L'agenzia di rating conferma il suo giudizio: l'outlook italiano potrebbe essere tagliato. Non basta il via libera di ieri del Cdm alla manovra da 47 miliardi di euro. Su cui verrà posta la fiducia, conferma Berlusconi. Scelta che non allontana l'allarme di un possibile "stallo politico", lanciato dagli analisti a maggio
Nonostante la manovra, l’Italia resta debole. E’ questo il giudizio dell’agenzia di rating Standard & Poor’s che, all’indomani del via libera del consiglio dei ministri alla manovra finanziaria da 47 miliardi di euro, conferma il suo allarme di un mese fa: “Restano rischi sostanziali per il piano di riduzione del debito, soprattutto a causa delle deboli prospettive di crescita”. Le misure stabilite per il 2011-2014 e che dovrebbero portare il Paese al pareggio di bilancio non convincono l’agenzia. Che, nella seconda metà di maggio aveva tagliato l’outlook italiano da ‘stabile’ a ‘negativo’, pur confermando il voto ‘A+’ sul rating. La previsione di un possibile ribasso del giudizio da parte di Standard & Poor’s era stata formulata dagli analisti proprio su basi politiche. Secondo l’agenzia, l’Italia corre il rischio di “un possibile stallo politico”, che potrebbe impedire di varare le necessarie riforme di cui il Paese ha bisogno. Oppure potrebbe non bastare, come nel caso della manovra. Standard & Poor’s, insieme ai colleghi di Moody’s sono state convocate settimana prossima dalla Commissione di vigilanza sulla Borsa. La prima dovrà spiegare alla Consob perché ha deciso di pubblicare la propria nota prima che il testo definitivo del dl della manovra sia pubblicato in Gazzetta Ufficiale e a mercati aperti. La seconda verrà ascoltata lunedì sulla decisione di mettere sotto osservazione 16 banche italiane, che ha provocato una giornata di altalena dei titoli creditizi in borsa. L’autorità garante ha anche interessato della questione il nuovo organismo omologo europeo, l’Esma, che dovrebbe affrontare la vicenda in una riunione a Parigi la prossima settimana.

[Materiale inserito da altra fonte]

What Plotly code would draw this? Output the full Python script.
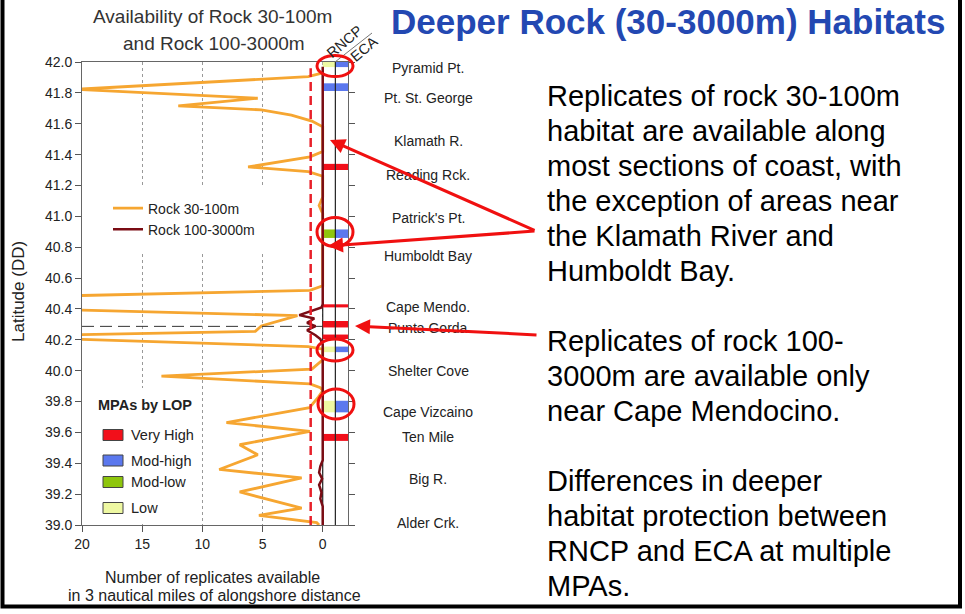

Il giudizio dell’agenzia intanto non aiuta certo la maggioranza a stare serena. Mentre il premier Silvio Berlusconi conferma che sulla manovra – alla fine dell’iter parlamentare – “sarà posta la fiducia”, l’opposizione non ci sta. “Eventualmente”, secondo il presidente del Consiglio, si potrà pensare a “suggerimenti migliorativi”. Anche dell’opposizione, purché si tratti “di buoni consigli e non di emendamenti localistici e di parte”. Ma l’apertura dichiarata dal premier non basta a placare le polemiche per l’annuncio della fiducia. “Le pretese di Berlusconi sono ridicole e contraddittorie”, commenta il leader dell’Idv, Antonio Di Pietro. Se da una parte il premier chiede collaborazione “per far quadrare i conti” e “risolvere l’emergenza economica”, nota Di Pietro, “dall’altra annuncia che metterà la fiducia”. “Insomma – conclude il leader dell’Idv – quale collaborazione vuole? Quello che vuole è solo servilismo”.
E ad annunciare gli emendamenti temuti dal premier è il segretario del Pd, Pier Luigi Bersani. Che li annuncia soprattutto sul tema dei tagli ai costi della politica. “Se vogliamo fare sul serio”, dice. Per Bersani, comunque, tutta la manovra è “inaccettabile sotto il profilo sociale”. “E’ una botta micidiale, una vera bomba a orologeria – conclude – pensare di tagliare dieci miliardi dopo averne tagliati altrettanti in questi due anni”. Scettici anche i sindacati. “Berlusconi sbaglia a mettere la fiducia sulla manovra – commenta il segretario generale della Cisl, Raffaele Bonanni -. Questo è solo un appuntamento, altri ce ne saranno”. Già in stato di allarme invece regioni ed enti locali: per i tagli da 9,6 miliardi previsti nel biennio 2013-2014. Vasco Errani, presidente della Conferenza delle regioni, esprime “forte preoccupazione” e chiede “un’operazione verità da parte del presidente del Consiglio”. “Deve dire ai cittadini – chiarisce Errani – quali servizi la Repubblica italiana è in grado di assicurare”.